Kris comes home from work. I leave my computer to go visit.

Kris: Tell me you didn’t wear that shirt today.

J.D.: I wore this shirt today.

Kris:

J.D.: What’s wrong with this shirt?

Kris: You look like a fat lumberjack.

J.D.:

Kris: Untuck it. [I untuck it.] That’s no good. Now you look like a fat lumberjack slob. Did you run the dishwasher?

J.D.: Oops. [I go run the dishwasher.]

Kris: Don’t tell me you forgot.

J.D.: I forgot.

Kris:

J.D.: Why are we running the dishwasher again, anyhow?
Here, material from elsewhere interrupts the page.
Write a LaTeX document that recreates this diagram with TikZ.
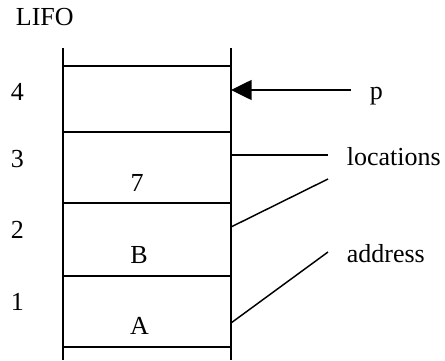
\documentclass[tikz,border=0pt]{standalone}
\usepackage{fontspec}
\setmainfont{Liberation Serif}
\usetikzlibrary{arrows.meta}
\begin{document}
\begin{tikzpicture}[x=0.75pt,y=-0.75pt,line width=1.3pt,
  lbl/.style={inner sep=0pt,anchor=base west,font=\fontsize{19.5}{23}\selectfont},
  ctr/.style={inner sep=0pt,anchor=base,font=\fontsize{19.5}{23}\selectfont},
  conn/.style={line width=1.1pt},
  ptr/.style={line width=1.1pt,-{Triangle[length=15.5pt,width=15pt]}}]
\useasboundingbox (0,0) rectangle (445,360);
% stack frame
\draw (63,48) -- (63,360);
\draw (231,48) -- (231,360);
\foreach \yy in {66,132,203,276,347} \draw (63,\yy) -- (231,\yy);
% labels
\node[lbl] (lifo) at (15,26) {LIFO};
\node[lbl] (n4) at (10,100) {4};
\node[lbl] (n3) at (10,167) {3};
\node[lbl] (n2) at (10,238) {2};
\node[lbl] (n1) at (10,310) {1};
\node[ctr] (v7) at (137,191) {7};
\node[ctr] (vB) at (139,263) {B};
\node[ctr] (vA) at (139.5,334) {A};
\node[lbl] (p) at (369,99) {p};
\node[lbl] (loc) at (346,165) {locations};
\node[lbl] (addr) at (346,262) {address};
% connectors
\coordinate (pS) at (351,90);
\coordinate (pT) at (231,90);
\draw[ptr] (pS) -- (pT);
\coordinate (l1a) at (231,155);
\coordinate (l1b) at (328,155);
\draw[conn] (l1a) -- (l1b);
\coordinate (l2a) at (231,227);
\coordinate (l2b) at (328,179);
\draw[conn] (l2a) -- (l2b);
\coordinate (l3a) at (231,323);
\coordinate (l3b) at (328,252);
\draw[conn] (l3a) -- (l3b);
\end{tikzpicture}
\end{document}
We just ran it last night.

Kris: Yes, but you made a salad.

J.D.:

Kris: Did you get cat food?

J.D.: Oops.

Kris:

J.D.: But I fed the cats!

Ah, married life is pretty hilarious sometimes. For the husband, anyhow. Of course, everything can be made right by a trip to Gino’s for clams. Yum!
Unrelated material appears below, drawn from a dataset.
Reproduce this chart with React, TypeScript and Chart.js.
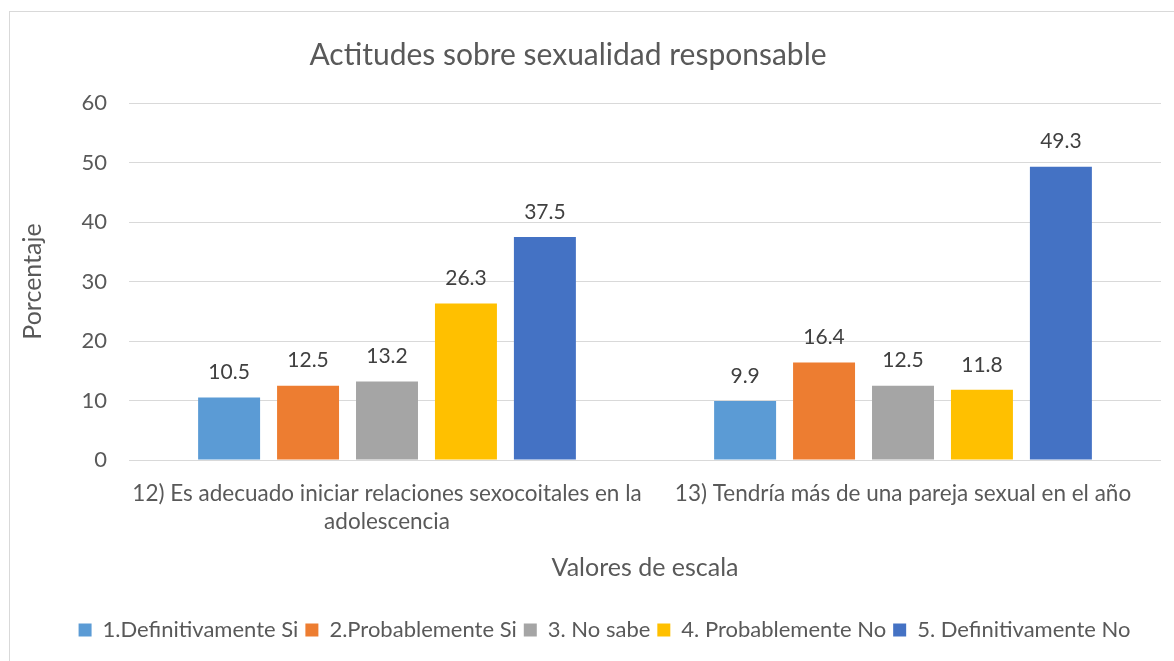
import React, { useEffect, useRef } from "react";
import { Chart, registerables } from "chart.js";

Chart.register(...registerables);

const categories: (string | string[])[] = [
  ["12) Es adecuado iniciar relaciones sexocoitales en la", "adolescencia"],
  "13) Tendría más de una pareja sexual en el año",
];
const seriesNames = [
  "1.Definitivamente Si",
  "2.Probablemente Si",
  "3. No sabe",
  "4. Probablemente No",
  "5. Definitivamente No",
];
const definitivamenteSi = [10.5, 9.9];
const probablementeSi = [12.5, 16.4];
const noSabe = [13.2, 12.5];
const probablementeNo = [26.3, 11.8];
const definitivamenteNo = [37.5, 49.3];
const yTicks = [0, 10, 20, 30, 40, 50, 60];

const colors = ["#5B9BD5", "#ED7D31", "#A5A5A5", "#FFC000", "#4472C4"];
const FONT = "Lato, 'Open Sans', sans-serif";

const dataLabelPlugin = {
  id: "dataLabels",
  afterDatasetsDraw(chart: any) {
    const ctx = chart.ctx;
    ctx.save();
    ctx.font = `21px ${FONT}`;
    ctx.fillStyle = "#404040";
    ctx.textAlign = "center";
    ctx.textBaseline = "middle";
    chart.data.datasets.forEach((ds: any, i: number) => {
      const meta = chart.getDatasetMeta(i);
      meta.data.forEach((el: any, j: number) => {
        ctx.fillText(ds.data[j].toFixed(1), el.x, el.y - 25);
      });
    });
    ctx.restore();
  },
};

const shiftPlugin = {
  id: "shiftBlocks",
  afterLayout(chart: any) {
    const t = chart.titleBlock;
    if (t) {
      t.right = t.right - 35;
    }
    const l = chart.legend;
    if (l) {
      l.left = l.left + 38;
    }
  },
};

export default function App() {
  const ref = useRef<HTMLCanvasElement | null>(null);
  useEffect(() => {
    if (!ref.current) return;
    const seriesData = [definitivamenteSi, probablementeSi, noSabe, probablementeNo, definitivamenteNo];
    const chart = new Chart(ref.current, {
      type: "bar",
      data: {
        labels: categories,
        datasets: seriesNames.map((name, i) => ({
          label: name,
          data: seriesData[i],
          backgroundColor: colors[i],
          borderWidth: 0,
          categoryPercentage: 0.765,
          barPercentage: 0.785,
        })),
      },
      options: {
        responsive: false,
        animation: false,
        devicePixelRatio: 1,
        layout: { padding: { left: 0, right: 13, top: 0, bottom: 10 } },
        plugins: {
          title: {
            display: true,
            text: "Actitudes sobre sexualidad responsable",
            color: "#595959",
            font: { family: FONT, size: 30, weight: "normal", lineHeight: 1.2 },
            padding: { top: 25, bottom: 30 },
          },
          legend: {
            display: true,
            position: "bottom",
            labels: {
              color: "#595959",
              font: { family: FONT, size: 22 },
              boxWidth: 13,
              boxHeight: 13,
              padding: 7,
            },
          },
          tooltip: { enabled: false },
        },
        scales: {
          x: {
            grid: { display: false, drawTicks: false },
            border: { display: false },
            ticks: {
              color: "#595959",
              font: { family: FONT, size: 22.5, lineHeight: 1.244 },
              padding: 20,
              maxRotation: 0,
              autoSkip: false,
            },
            title: {
              display: true,
              text: "Valores de escala",
              color: "#595959",
              font: { family: FONT, size: 25, lineHeight: 1.2 },
              padding: { top: 0, bottom: 29 },
            },
            afterFit(scale: any) {
              scale.height = 152;
            },
          },
          y: {
            min: 0,
            max: 60,
            afterBuildTicks(scale: any) {
              scale.ticks = yTicks.map((v) => ({ value: v }));
            },
            grid: { color: "#D9D9D9", lineWidth: 1, drawTicks: false },
            border: { display: false },
            ticks: {
              color: "#595959",
              font: { family: FONT, size: 22 },
              padding: 22,
            },
            title: {
              display: true,
              text: "Porcentaje",
              color: "#595959",
              font: { family: FONT, size: 25, lineHeight: 1.2 },
              padding: { top: 8 },
            },
            afterFit(scale: any) {
              scale.width = 119;
            },
          },
        },
      },
      plugins: [dataLabelPlugin, shiftPlugin],
    });
    return () => chart.destroy();
  }, []);

  return (
    <div
      style={{
        position: "absolute",
        left: 9,
        top: 11,
        width: 1164,
        height: 649,
        borderLeft: "1px solid #D9D9D9",
        borderTop: "1px solid #D9D9D9",
        background: "#fff",
      }}
    >
      <canvas ref={ref} width={1164} height={649} style={{ display: "block" }} />
    </div>
  );
}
5 Replies to “Fat Lumberjack Slob: A Scene of Domestic Bliss”

  1. luneray says:

    Hey, working at home isn’t supposed to have a dress code!

  2. I think your next blog should be called “Fat Lumberjack Slob”.

  3. Tiffany says:

    Com on, everyone sing.

    I’m a lumberjack and I’m OK

    I sleep all night and

    I work all day

    (He’s a lumberjack and he’s OK

    He sleeps all night and he works all day)

    I cut down trees, I eat my lunch

    I go to the lavat’ry

    On Wednesdays I go shopping

    And have buttered scones for tea

    (He cuts down trees…)

    (He’s a lumberjack…)

    I cut down trees, I skip and jump

    I love to press wild flow’rs

    I put on women’s clothing

    And hang around in bars

    (He cuts down trees…)

    (He’s a lumberjack…)

    I cut down trees, I

    wear high heels

    Suspenders and a bra

    I wish I’d been a girlie

    Just like my dear papa

    (He cuts down trees…)

    (He’s a lumberjack…)

  4. Denise says:

    This is classic. Best summation of marriage I have ever read. HA!

  5. Why do married men live such chosen lives?